‘Time Me, Gentlemen’
The Fastest Surgeon of the 19th Century
Dr. Robert Liston was known both for his showmanship and his effectiveness.
Before anaesthesia, speed was essential to minimizing pain and improving odds of survival.
Liston had a reputation as one of the fastest surgeons around who could amputate a leg in less than two minutes. This was important because the faster the surgery the less pain the patient dealt with, which translated into higher survival rates. Besides the speed, surgery back then was also sort of like a fight between the doctor’s aids and patient. Each operation had to have multiple nurses holding the patient down because it’s probably human nature to not sit idly by as your leg gets cut off.
Liston’s career continued to improve alongside his skills with a knife. However, that all changed one day when he was performing a routine leg amputation.
The story goes that Liston was performing a routine leg amputation when the patient started thrashing around. In the chaos, Liston accidentally slipped and managed to cut one of his assistant’s fingers off and amputated more that he needed to of the patient’s leg at the same time.

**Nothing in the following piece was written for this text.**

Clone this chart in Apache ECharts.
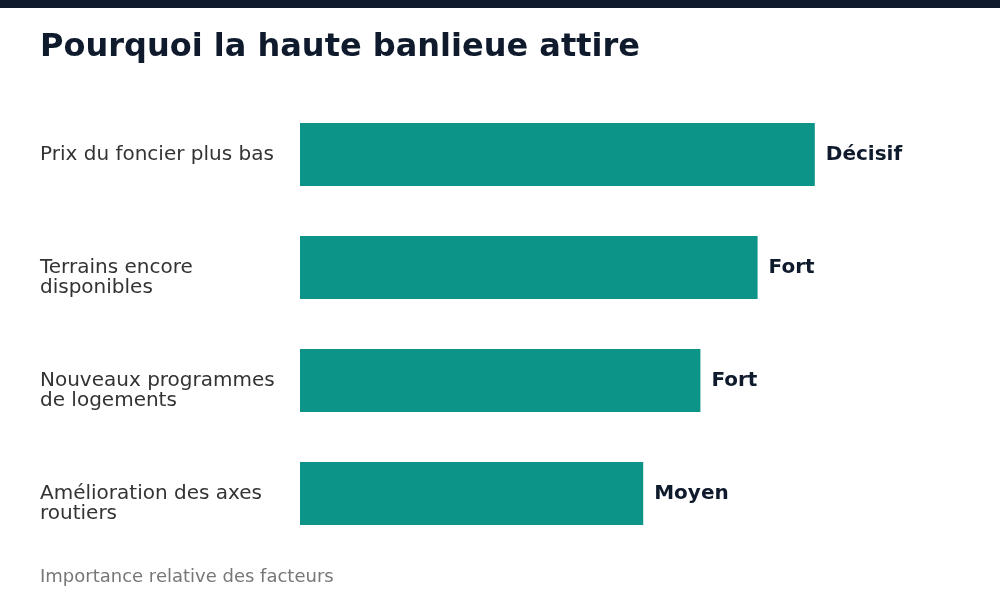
<!DOCTYPE html>
<html style="height: 100%">
<head>
<meta charset="utf-8">
</head>
<body style="height: 100%; margin: 0">
<div id="container" style="width: 1000px; height: 600px"></div>
<script type="text/javascript" src="https://cdn.jsdelivr.net/npm/echarts@6/dist/echarts.min.js"></script>
<script type="text/javascript">
// facteurs, du haut vers le bas
var categories = ['Prix du foncier plus bas', 'Terrains encore\ndisponibles', 'Nouveaux programmes\nde logements', 'Amélioration des axes\nroutiers'];
var values = [90, 80, 70, 60];
var levels = ['Décisif', 'Fort', 'Fort', 'Moyen'];

var dom = document.getElementById('container');
var myChart = echarts.init(dom);
var font = 'DejaVu Sans';

var option = {
    animation: false,
    backgroundColor: '#ffffff',
    textStyle: { fontFamily: font },
    title: {
        text: 'Pourquoi la haute banlieue attire',
        left: 40,
        top: 32,
        padding: 0,
        textStyle: { fontSize: 32, fontWeight: 'bold', color: '#0f1b2d', fontFamily: font }
    },
    graphic: [
        { type: 'rect', left: 0, top: 0, shape: { width: 1000, height: 8 }, style: { fill: '#0f1b2d' } },
        { type: 'text', left: 40, top: 568, style: { text: 'Importance relative des facteurs', fill: '#777777', fontSize: 18, fontFamily: font } }
    ],
    grid: { left: 300, right: 128, top: 98, bottom: 50, containLabel: false },
    xAxis: {
        type: 'value', min: 0, max: 100, show: false
    },
    yAxis: {
        type: 'category',
        inverse: true,
        data: categories,
        axisLine: { show: false },
        axisTick: { show: false },
        axisLabel: {
            align: 'left',
            margin: 260,
            fontSize: 20,
            lineHeight: 20,
            color: '#333333',
            fontFamily: font,
            // première ligne centrée sur la barre
            formatter: function (v) { return v.indexOf('\n') >= 0 ? '\n' + v : v; }
        }
    },
    series: [{
        type: 'bar',
        data: values,
        barWidth: 63,
        itemStyle: { color: '#0d9488' },
        label: {
            show: true,
            position: 'right',
            distance: 11,
            fontSize: 20,
            fontWeight: 'bold',
            color: '#0f1b2d',
            fontFamily: font,
            formatter: function (p) { return levels[p.dataIndex]; }
        }
    }]
};
myChart.setOption(option);
</script>
</body>
</html>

Both the assistant and patient died a few days later of infections, but they weren’t the only casualties. A visiting doctor had also died in the operating room after Liston had accidentally slashed his coat. The doctor, who was an older gentleman, thought that the blood from the patient, which was squirting all over the place, was his own and had a heart attack.
All of this resulted in the first and only surgery with a 300 percent mortality rate because three people died from one patient’s operation. Liston’s reputation thereafter wasn’t for his skill as a surgeon, a profession he was actually very skilled at, it was for becoming the only person to kill people in the operating room who weren’t even on the table.